Required task. Return each line of the listing that contains the string "with".
╭──
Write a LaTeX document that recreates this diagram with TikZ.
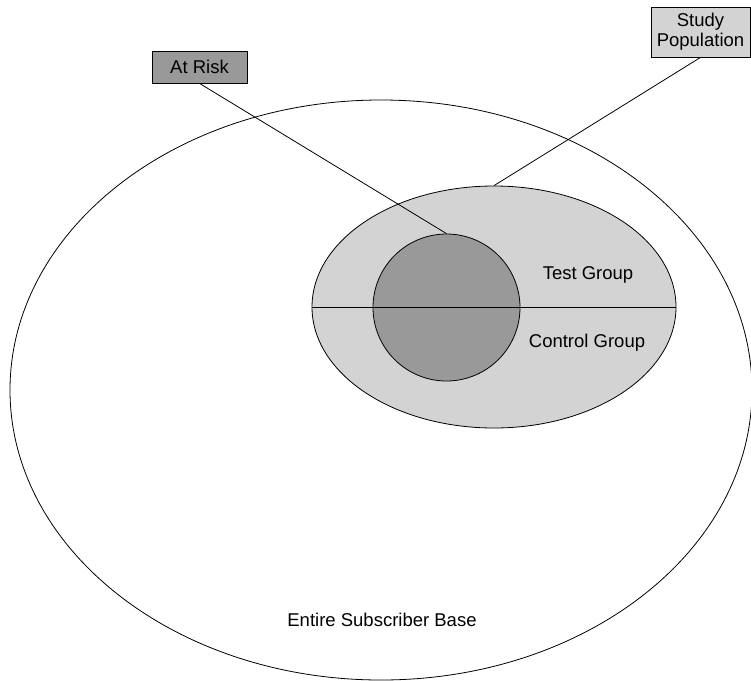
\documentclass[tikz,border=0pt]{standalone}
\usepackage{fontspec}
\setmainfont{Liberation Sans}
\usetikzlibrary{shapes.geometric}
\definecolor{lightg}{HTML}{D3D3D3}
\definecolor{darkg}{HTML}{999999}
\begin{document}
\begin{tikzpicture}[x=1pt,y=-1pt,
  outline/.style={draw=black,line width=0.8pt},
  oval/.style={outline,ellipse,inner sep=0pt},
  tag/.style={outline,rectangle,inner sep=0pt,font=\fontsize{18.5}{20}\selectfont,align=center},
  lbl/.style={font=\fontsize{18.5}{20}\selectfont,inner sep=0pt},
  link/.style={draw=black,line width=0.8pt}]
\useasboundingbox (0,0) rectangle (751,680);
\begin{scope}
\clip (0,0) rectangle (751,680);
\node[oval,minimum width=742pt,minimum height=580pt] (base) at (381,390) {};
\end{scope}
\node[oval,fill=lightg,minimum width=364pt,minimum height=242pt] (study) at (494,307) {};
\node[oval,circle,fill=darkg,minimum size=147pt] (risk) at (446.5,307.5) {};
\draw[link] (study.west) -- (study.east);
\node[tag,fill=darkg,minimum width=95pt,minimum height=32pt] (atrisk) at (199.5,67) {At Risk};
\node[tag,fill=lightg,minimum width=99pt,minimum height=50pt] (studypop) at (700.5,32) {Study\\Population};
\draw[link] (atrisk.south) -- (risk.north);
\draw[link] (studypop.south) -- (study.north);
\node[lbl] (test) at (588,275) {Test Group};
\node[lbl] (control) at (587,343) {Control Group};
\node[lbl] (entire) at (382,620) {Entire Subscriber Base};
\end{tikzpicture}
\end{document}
╰──
╭──
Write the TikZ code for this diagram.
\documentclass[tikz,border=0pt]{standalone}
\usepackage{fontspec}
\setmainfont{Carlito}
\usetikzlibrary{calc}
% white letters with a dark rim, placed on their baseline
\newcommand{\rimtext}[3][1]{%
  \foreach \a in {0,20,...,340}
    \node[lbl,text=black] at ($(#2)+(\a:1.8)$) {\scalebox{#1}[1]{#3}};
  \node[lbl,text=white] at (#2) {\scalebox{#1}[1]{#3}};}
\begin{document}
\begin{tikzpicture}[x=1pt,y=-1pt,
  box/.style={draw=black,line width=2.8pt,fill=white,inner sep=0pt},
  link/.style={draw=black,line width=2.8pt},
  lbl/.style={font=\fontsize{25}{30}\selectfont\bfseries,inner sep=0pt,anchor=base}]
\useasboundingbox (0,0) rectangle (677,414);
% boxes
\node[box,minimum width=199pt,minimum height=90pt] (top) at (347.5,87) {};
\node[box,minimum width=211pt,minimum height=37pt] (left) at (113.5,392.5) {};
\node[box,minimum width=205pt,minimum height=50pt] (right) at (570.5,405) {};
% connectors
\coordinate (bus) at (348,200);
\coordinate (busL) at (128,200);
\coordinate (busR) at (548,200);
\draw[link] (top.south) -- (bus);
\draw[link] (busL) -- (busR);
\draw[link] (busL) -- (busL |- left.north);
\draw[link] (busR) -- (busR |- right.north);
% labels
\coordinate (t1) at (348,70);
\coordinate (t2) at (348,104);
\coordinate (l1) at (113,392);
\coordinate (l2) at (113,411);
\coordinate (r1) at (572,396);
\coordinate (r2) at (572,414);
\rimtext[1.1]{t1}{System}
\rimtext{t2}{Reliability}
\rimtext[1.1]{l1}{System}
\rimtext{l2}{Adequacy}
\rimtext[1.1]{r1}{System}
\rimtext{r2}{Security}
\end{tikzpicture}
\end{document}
╰──
╭──
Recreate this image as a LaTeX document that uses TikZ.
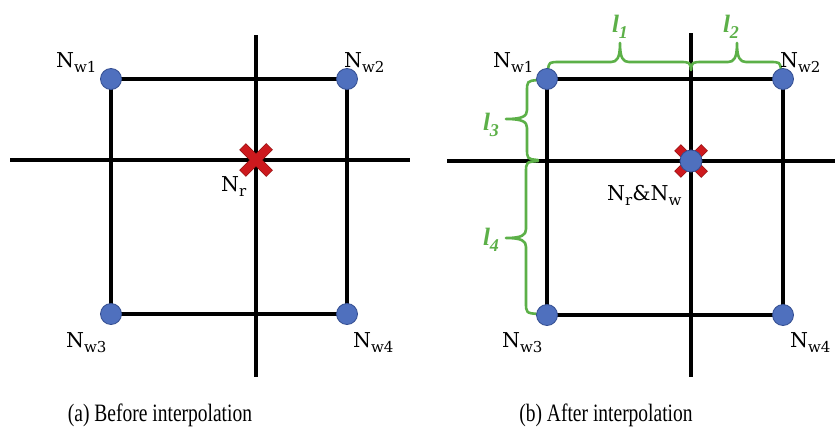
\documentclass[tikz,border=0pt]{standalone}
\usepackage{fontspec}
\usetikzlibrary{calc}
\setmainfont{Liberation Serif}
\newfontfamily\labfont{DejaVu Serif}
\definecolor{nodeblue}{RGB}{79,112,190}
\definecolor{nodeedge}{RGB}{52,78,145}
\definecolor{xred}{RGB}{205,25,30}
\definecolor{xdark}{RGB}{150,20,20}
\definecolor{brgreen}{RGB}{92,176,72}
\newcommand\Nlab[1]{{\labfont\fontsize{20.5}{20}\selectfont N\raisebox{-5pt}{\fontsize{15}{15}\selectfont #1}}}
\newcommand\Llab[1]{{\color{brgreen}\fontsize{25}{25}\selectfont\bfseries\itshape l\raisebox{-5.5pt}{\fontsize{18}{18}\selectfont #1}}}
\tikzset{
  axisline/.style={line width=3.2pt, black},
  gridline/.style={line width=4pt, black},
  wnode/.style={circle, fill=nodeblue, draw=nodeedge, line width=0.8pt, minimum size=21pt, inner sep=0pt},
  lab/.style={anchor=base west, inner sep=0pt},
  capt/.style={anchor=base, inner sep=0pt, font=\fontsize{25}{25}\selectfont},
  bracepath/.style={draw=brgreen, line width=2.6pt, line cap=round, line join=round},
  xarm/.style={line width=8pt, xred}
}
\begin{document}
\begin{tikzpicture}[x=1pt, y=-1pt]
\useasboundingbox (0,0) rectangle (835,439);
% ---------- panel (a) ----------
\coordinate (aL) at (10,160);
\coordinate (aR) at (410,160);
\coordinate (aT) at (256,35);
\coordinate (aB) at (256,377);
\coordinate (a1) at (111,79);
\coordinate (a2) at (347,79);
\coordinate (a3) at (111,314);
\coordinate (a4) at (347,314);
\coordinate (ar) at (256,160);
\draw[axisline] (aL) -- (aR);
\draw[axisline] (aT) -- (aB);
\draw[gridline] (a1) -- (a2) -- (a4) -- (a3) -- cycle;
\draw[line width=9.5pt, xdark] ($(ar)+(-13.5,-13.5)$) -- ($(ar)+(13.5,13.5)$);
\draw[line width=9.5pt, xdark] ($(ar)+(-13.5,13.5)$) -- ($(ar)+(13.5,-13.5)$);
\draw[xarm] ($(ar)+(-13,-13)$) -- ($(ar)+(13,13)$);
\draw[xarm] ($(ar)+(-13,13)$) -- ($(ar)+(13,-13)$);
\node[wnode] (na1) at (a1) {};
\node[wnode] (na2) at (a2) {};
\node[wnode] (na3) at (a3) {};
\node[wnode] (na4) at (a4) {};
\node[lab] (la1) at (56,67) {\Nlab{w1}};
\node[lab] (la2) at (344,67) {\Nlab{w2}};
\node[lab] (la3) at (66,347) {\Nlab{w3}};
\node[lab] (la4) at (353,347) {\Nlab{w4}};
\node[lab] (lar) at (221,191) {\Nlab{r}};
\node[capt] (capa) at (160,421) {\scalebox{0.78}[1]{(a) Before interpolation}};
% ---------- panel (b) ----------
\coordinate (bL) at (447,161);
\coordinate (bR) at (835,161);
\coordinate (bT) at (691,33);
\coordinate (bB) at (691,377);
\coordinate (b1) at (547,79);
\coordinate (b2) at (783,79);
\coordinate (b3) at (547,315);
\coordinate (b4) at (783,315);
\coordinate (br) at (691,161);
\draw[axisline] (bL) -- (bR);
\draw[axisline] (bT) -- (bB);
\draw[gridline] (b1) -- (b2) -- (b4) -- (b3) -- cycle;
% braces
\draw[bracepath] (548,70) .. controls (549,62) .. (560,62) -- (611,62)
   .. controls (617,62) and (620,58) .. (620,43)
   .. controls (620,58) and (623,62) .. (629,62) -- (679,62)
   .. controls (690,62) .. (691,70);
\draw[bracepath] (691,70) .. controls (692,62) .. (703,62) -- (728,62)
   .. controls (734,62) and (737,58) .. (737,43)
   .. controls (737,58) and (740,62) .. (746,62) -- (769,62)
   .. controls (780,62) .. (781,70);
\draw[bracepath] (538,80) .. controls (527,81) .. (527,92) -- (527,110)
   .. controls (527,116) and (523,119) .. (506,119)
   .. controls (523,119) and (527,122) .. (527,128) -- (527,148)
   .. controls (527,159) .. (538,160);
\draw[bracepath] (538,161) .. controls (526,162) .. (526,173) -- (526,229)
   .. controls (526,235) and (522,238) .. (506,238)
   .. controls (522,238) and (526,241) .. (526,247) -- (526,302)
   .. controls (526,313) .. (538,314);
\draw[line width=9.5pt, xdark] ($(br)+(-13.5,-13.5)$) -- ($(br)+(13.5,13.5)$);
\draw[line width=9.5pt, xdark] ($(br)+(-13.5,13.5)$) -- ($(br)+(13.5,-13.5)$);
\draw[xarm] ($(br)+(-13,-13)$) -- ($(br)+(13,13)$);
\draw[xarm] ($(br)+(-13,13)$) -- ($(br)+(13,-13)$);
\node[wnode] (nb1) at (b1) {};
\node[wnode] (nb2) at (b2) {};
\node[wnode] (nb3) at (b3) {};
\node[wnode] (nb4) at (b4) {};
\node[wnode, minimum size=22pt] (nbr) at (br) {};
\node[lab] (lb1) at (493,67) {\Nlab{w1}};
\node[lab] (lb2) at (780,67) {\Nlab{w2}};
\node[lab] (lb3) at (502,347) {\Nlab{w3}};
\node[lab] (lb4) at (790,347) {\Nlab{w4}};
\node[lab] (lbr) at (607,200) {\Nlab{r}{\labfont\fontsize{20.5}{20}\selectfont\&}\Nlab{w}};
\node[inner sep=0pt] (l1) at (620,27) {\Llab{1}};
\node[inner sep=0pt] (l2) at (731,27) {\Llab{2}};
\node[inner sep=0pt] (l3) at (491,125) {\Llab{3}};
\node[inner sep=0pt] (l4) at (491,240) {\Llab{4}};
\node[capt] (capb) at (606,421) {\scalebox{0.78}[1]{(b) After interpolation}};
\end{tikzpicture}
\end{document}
╰──
Task response.
Write a LaTeX document that recreates this diagram with TikZ.
% white letters with a dark rim, placed on their baseline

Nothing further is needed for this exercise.